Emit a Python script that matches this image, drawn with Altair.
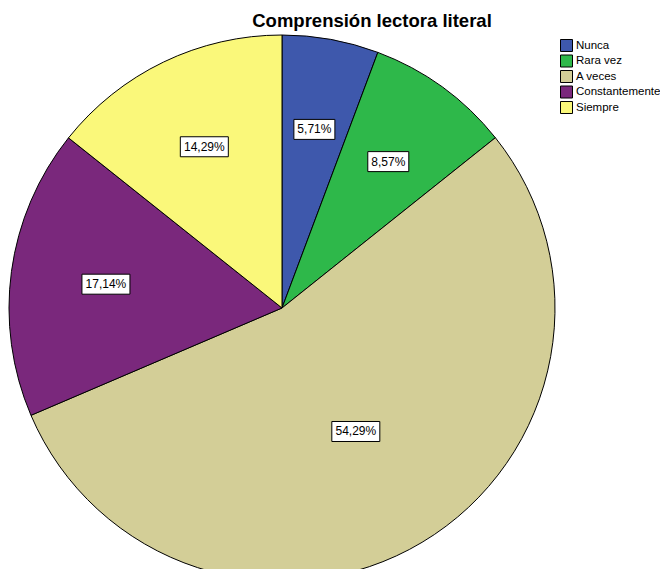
import altair as alt
import pandas as pd

categories = ["Nunca", "Rara vez", "A veces", "Constantemente", "Siempre"]
percents = [5.71, 8.57, 54.29, 17.14, 14.29]
colors = ["#3E58AC", "#2EB84A", "#D3CE97", "#7A287C", "#FAF87A"]
title_text = "Comprensión lectora literal"

df = pd.DataFrame({
    "cat": categories,
    "pct": percents,
    "idx": list(range(len(categories))),
    "label": [f"{v:.2f}".replace(".", ",") + "%" for v in percents],
})

CX, CY, R = 274, 300, 273

base = alt.Chart(df)

pie = base.mark_arc(stroke="black", strokeWidth=1, radius=R).encode(
    theta=alt.Theta("pct:Q", stack=True),
    color=alt.Color(
        "cat:N",
        scale=alt.Scale(domain=categories, range=colors),
        sort=categories,
        legend=alt.Legend(
            title=None, orient="none", legendX=552, legendY=31,
            symbolType="square", symbolSize=144, symbolStrokeColor="black",
            symbolStrokeWidth=1, symbolOpacity=1, labelFontSize=11.5,
            labelFont="Liberation Sans", labelColor="black", rowPadding=-1.5,
            labelOffset=3, padding=0, labelLimit=200,
        ),
    ),
    order=alt.Order("idx:Q"),
    x=alt.value(CX),
    y=alt.value(CY),
)

pos = base.transform_joinaggregate(
    total="sum(pct)"
).transform_window(
    cum="sum(pct)", sort=[alt.SortField("idx")], frame=[None, 0]
).transform_calculate(
    a="(datum.pct/datum.total)*2*PI",
).transform_calculate(
    mid="(datum.cum - datum.pct/2)/datum.total*2*PI",
    rc=f"(2*{R}/3 + 2*{R}*sin(datum.a/2)/(1.5*datum.a))/2",
).transform_calculate(
    lx=f"{CX} + datum.rc*sin(datum.mid)",
    ly=f"{CY} - datum.rc*cos(datum.mid)",
    w="length(datum.label)*7+6",
).transform_calculate(
    x1="datum.lx - datum.w/2",
    x2="datum.lx + datum.w/2",
    y1="datum.ly - 10",
    y2="datum.ly + 10",
)

boxes = pos.mark_rect(fill="white", stroke="black", strokeWidth=1).encode(
    x=alt.X("x1:Q", scale=None),
    x2="x2:Q",
    y=alt.Y("y1:Q", scale=None),
    y2="y2:Q",
)

texts = pos.mark_text(fontSize=12, font="Liberation Sans", color="black",
                      baseline="middle", align="center").encode(
    x=alt.X("lx:Q", scale=None),
    y=alt.Y("ly:Q", scale=None),
    text="label:N",
)

title = alt.Chart(pd.DataFrame({"t": [title_text]})).mark_text(
    fontSize=18.5, fontWeight="bold", font="Liberation Sans", color="black",
    align="center", baseline="middle"
).encode(x=alt.value(364), y=alt.value(13), text="t:N")

chart = alt.layer(pie, boxes, texts, title).properties(
    width=652, height=561, padding=0, autosize=alt.AutoSizeParams(type="none")
).configure_view(stroke=None)

chart.save("out.html", embed_options={"renderer": "svg", "actions": False})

☆ ☆ ☆

§ TASK REQUIREMENTS: From the top of the listing above, repeat each line exactly until you reach the line containing "base = alt.Chart(df)", and repeat that one too. Leave the pictures out.

§ EXERCISE OUTPUT:
Emit a Python script that matches this image, drawn with Altair.
import altair as alt
import pandas as pd

categories = ["Nunca", "Rara vez", "A veces", "Constantemente", "Siempre"]
percents = [5.71, 8.57, 54.29, 17.14, 14.29]
colors = ["#3E58AC", "#2EB84A", "#D3CE97", "#7A287C", "#FAF87A"]
title_text = "Comprensión lectora literal"

df = pd.DataFrame({
    "cat": categories,
    "pct": percents,
    "idx": list(range(len(categories))),
    "label": [f"{v:.2f}".replace(".", ",") + "%" for v in percents],
})

CX, CY, R = 274, 300, 273

base = alt.Chart(df)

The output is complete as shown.